■ **YOUR TASK**: The entries below contain a line with "Write a Python" and a line with "eve_outlier_val = [0.187]". Retype exactly everything from the first down to the second, both included, and nothing else.

■ **DATA PROVIDED**:
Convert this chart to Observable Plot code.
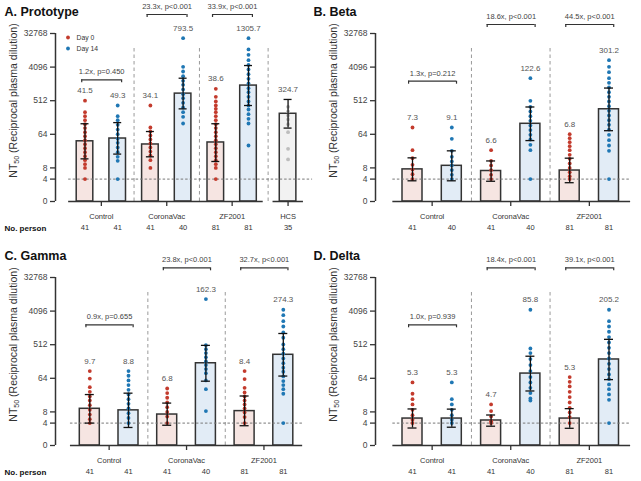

* * *

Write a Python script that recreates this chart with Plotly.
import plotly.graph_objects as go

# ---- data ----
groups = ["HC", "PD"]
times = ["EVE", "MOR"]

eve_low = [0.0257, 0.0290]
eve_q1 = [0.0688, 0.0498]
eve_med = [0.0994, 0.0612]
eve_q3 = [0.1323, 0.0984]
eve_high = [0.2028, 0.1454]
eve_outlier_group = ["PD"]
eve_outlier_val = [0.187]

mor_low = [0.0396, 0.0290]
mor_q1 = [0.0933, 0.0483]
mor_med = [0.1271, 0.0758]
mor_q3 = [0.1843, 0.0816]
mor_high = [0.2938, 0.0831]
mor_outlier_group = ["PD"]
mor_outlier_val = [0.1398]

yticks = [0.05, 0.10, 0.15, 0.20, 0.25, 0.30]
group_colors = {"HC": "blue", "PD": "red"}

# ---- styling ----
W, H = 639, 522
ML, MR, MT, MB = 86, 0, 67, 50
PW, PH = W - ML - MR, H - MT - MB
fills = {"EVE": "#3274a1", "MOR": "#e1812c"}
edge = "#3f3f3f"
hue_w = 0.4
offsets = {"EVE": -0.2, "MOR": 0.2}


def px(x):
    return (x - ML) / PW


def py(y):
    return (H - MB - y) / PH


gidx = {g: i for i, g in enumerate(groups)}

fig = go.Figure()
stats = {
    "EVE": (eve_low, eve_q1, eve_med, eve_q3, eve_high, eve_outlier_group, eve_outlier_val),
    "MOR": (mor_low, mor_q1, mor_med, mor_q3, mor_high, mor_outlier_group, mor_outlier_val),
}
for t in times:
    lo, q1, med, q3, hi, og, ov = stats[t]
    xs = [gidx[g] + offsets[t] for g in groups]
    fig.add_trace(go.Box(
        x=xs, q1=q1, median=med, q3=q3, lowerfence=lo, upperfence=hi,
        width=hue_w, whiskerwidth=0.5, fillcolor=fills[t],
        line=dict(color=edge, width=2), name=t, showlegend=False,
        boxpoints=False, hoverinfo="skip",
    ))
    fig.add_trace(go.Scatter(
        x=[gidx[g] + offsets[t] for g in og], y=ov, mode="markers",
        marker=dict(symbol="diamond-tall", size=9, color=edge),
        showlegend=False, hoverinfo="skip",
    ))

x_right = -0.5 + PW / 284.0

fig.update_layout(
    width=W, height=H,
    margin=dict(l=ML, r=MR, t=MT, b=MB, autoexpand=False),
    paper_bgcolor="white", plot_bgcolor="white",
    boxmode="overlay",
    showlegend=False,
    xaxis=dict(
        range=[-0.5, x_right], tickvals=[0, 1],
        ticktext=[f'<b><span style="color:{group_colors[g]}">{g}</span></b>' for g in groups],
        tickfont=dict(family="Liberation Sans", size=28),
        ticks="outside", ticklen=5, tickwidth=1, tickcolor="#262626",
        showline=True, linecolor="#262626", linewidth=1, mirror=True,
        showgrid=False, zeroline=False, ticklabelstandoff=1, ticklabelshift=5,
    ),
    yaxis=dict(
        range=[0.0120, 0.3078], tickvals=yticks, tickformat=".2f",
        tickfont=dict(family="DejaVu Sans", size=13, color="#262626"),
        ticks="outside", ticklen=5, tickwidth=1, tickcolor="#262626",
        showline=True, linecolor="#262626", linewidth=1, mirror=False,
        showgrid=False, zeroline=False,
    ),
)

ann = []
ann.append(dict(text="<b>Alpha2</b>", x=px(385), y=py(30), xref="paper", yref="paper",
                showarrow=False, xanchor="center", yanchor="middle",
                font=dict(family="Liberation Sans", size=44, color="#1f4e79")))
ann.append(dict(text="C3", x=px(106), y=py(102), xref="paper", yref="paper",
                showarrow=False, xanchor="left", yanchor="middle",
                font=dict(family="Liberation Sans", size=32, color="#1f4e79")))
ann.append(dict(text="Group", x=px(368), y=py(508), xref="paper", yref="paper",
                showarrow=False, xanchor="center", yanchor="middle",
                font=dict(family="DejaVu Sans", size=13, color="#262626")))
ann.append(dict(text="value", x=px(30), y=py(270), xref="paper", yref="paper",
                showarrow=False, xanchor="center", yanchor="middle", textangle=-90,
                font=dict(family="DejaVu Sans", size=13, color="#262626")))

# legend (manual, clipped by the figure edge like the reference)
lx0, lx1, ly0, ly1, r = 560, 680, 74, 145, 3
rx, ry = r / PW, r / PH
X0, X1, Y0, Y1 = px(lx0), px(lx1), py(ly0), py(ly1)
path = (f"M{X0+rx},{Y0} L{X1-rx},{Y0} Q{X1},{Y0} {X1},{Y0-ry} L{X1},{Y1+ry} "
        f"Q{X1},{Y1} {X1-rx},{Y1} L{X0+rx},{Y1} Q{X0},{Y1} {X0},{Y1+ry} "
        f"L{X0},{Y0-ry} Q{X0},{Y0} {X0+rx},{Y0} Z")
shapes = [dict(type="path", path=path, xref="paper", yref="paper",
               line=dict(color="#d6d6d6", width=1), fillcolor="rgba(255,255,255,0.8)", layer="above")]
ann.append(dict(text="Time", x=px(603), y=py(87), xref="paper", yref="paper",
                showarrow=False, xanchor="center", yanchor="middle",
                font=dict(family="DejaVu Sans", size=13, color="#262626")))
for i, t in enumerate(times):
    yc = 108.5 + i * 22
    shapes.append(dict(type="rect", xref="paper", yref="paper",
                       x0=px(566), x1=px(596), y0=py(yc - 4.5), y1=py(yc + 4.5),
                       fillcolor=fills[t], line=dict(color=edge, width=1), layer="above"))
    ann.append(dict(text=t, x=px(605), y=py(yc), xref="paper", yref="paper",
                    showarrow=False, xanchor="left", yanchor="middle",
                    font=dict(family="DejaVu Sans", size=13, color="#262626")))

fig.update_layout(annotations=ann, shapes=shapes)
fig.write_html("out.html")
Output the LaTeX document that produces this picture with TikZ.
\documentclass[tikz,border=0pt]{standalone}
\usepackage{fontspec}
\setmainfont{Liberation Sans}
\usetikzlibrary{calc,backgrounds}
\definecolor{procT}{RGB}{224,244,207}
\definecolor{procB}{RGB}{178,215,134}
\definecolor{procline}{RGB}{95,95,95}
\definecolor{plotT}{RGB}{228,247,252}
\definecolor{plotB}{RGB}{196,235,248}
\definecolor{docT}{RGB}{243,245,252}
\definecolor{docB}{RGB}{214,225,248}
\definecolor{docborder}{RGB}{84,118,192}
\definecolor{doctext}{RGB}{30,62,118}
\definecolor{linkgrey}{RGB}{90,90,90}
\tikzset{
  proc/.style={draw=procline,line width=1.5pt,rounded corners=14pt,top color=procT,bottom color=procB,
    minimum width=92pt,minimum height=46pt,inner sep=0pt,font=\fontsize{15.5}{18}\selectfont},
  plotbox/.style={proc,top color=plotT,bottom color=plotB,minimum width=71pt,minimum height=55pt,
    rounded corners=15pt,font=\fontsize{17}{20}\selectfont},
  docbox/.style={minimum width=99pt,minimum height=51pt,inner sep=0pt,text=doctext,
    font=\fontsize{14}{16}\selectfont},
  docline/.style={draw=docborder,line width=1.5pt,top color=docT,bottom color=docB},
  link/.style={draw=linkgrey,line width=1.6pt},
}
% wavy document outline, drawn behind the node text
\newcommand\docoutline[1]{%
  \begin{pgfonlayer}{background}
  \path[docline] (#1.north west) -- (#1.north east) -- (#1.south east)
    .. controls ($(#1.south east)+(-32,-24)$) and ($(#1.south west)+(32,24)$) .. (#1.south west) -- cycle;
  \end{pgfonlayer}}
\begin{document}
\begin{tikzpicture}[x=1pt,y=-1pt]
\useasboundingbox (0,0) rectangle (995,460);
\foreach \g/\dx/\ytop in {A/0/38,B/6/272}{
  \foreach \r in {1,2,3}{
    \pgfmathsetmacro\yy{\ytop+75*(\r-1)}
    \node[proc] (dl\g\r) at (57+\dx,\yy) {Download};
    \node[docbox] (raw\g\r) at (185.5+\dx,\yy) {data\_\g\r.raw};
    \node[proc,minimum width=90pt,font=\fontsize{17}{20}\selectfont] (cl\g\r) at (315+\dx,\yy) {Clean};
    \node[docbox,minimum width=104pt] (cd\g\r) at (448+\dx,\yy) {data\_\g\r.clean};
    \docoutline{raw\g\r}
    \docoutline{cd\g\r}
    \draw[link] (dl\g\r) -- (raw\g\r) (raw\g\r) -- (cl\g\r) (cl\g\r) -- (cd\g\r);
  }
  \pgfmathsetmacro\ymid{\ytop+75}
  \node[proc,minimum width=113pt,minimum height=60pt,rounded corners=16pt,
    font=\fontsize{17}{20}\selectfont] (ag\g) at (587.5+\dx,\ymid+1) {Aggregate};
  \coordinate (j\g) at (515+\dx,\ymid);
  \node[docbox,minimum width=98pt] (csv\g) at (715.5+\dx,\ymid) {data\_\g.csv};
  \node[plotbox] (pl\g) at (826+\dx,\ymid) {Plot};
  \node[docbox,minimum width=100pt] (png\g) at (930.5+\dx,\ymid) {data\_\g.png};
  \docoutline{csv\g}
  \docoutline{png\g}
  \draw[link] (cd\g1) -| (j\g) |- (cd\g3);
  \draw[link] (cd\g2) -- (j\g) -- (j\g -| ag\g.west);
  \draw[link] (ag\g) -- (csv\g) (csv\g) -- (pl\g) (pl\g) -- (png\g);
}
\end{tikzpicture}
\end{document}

--

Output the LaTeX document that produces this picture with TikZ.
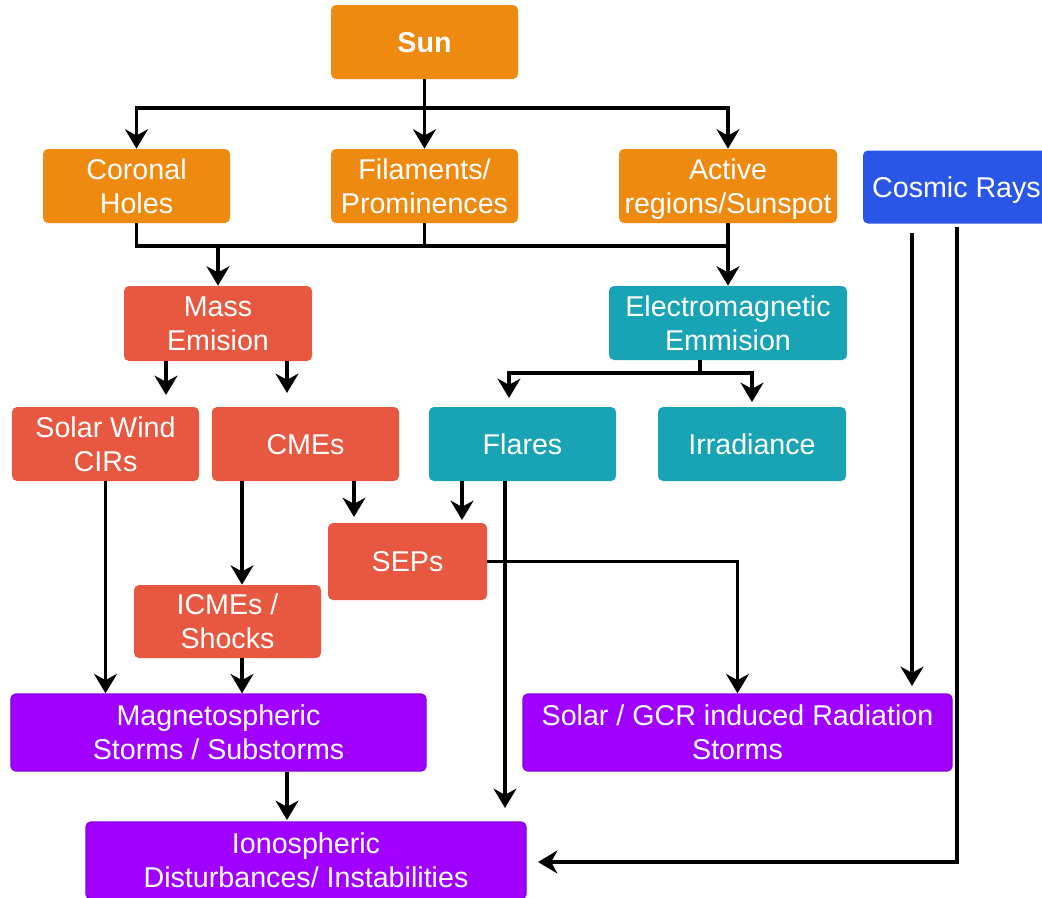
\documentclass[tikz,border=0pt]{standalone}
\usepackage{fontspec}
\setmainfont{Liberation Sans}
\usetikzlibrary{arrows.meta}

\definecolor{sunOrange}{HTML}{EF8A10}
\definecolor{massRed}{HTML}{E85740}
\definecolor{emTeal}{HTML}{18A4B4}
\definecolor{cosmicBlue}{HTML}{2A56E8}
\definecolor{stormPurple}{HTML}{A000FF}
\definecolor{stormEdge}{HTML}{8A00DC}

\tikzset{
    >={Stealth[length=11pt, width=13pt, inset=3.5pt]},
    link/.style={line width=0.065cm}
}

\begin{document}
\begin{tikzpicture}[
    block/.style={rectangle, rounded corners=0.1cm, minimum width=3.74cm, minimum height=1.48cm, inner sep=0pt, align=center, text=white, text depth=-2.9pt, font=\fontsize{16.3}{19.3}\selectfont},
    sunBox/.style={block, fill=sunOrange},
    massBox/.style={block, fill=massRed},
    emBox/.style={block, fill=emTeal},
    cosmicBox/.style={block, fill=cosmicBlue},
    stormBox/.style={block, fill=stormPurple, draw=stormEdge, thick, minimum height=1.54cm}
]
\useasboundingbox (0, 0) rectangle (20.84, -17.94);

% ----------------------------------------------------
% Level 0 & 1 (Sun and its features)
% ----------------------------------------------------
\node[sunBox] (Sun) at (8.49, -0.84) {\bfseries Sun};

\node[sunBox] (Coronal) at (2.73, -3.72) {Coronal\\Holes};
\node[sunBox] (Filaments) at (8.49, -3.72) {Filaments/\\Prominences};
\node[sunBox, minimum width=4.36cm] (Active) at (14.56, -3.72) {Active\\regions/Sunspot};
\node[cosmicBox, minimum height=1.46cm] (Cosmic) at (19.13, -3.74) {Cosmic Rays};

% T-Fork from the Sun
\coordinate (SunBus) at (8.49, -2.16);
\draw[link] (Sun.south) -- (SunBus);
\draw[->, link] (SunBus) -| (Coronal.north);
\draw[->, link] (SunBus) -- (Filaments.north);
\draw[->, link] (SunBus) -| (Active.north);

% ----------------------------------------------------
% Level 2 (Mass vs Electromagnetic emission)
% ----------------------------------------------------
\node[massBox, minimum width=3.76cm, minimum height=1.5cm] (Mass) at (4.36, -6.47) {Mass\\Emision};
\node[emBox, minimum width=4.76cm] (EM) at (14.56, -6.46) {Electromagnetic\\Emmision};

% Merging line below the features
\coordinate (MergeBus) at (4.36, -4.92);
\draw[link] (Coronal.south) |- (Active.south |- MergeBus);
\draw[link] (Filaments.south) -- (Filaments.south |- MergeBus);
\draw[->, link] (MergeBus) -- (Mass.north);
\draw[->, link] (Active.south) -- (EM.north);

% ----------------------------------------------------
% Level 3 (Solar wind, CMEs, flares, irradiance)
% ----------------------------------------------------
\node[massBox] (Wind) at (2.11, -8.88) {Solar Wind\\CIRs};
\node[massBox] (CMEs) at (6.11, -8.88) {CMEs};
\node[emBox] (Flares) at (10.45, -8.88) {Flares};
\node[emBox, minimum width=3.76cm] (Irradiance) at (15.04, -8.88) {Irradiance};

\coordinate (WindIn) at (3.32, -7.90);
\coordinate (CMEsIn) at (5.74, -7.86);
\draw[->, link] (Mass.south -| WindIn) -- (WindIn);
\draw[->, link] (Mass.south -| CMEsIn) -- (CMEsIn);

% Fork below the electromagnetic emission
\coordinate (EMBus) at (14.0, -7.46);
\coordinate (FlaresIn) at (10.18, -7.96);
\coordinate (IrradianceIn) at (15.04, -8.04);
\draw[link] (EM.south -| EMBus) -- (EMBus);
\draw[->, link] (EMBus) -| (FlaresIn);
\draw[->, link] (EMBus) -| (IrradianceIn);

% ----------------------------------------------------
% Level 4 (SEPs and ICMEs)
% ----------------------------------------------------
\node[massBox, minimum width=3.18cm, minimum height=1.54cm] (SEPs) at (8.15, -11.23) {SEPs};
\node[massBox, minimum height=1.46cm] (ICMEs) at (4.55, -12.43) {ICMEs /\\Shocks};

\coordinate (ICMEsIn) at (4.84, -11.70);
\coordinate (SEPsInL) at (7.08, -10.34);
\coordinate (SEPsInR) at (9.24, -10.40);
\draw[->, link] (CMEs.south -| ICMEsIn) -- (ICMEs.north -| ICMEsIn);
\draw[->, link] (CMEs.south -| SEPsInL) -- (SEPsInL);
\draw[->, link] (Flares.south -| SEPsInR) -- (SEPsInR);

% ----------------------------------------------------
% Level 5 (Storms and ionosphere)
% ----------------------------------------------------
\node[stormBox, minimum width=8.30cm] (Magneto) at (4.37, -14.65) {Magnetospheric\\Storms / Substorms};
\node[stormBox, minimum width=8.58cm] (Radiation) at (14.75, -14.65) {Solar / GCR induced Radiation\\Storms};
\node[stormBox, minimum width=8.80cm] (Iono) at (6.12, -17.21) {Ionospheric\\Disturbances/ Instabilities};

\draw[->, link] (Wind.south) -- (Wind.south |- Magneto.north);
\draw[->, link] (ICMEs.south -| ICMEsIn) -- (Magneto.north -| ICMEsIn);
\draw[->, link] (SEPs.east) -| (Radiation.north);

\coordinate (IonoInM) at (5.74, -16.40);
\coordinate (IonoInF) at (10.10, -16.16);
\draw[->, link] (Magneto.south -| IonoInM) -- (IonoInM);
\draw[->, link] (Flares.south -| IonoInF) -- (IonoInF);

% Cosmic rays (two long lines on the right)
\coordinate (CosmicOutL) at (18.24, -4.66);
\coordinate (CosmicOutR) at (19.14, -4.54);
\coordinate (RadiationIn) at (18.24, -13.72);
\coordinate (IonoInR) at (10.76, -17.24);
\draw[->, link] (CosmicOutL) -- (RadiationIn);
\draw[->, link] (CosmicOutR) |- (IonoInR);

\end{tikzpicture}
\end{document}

■ **RESPONSE TO THIS TASK**:
Write a Python script that recreates this chart with Plotly.
import plotly.graph_objects as go

# ---- data ----
groups = ["HC", "PD"]
times = ["EVE", "MOR"]

eve_low = [0.0257, 0.0290]
eve_q1 = [0.0688, 0.0498]
eve_med = [0.0994, 0.0612]
eve_q3 = [0.1323, 0.0984]
eve_high = [0.2028, 0.1454]
eve_outlier_group = ["PD"]
eve_outlier_val = [0.187]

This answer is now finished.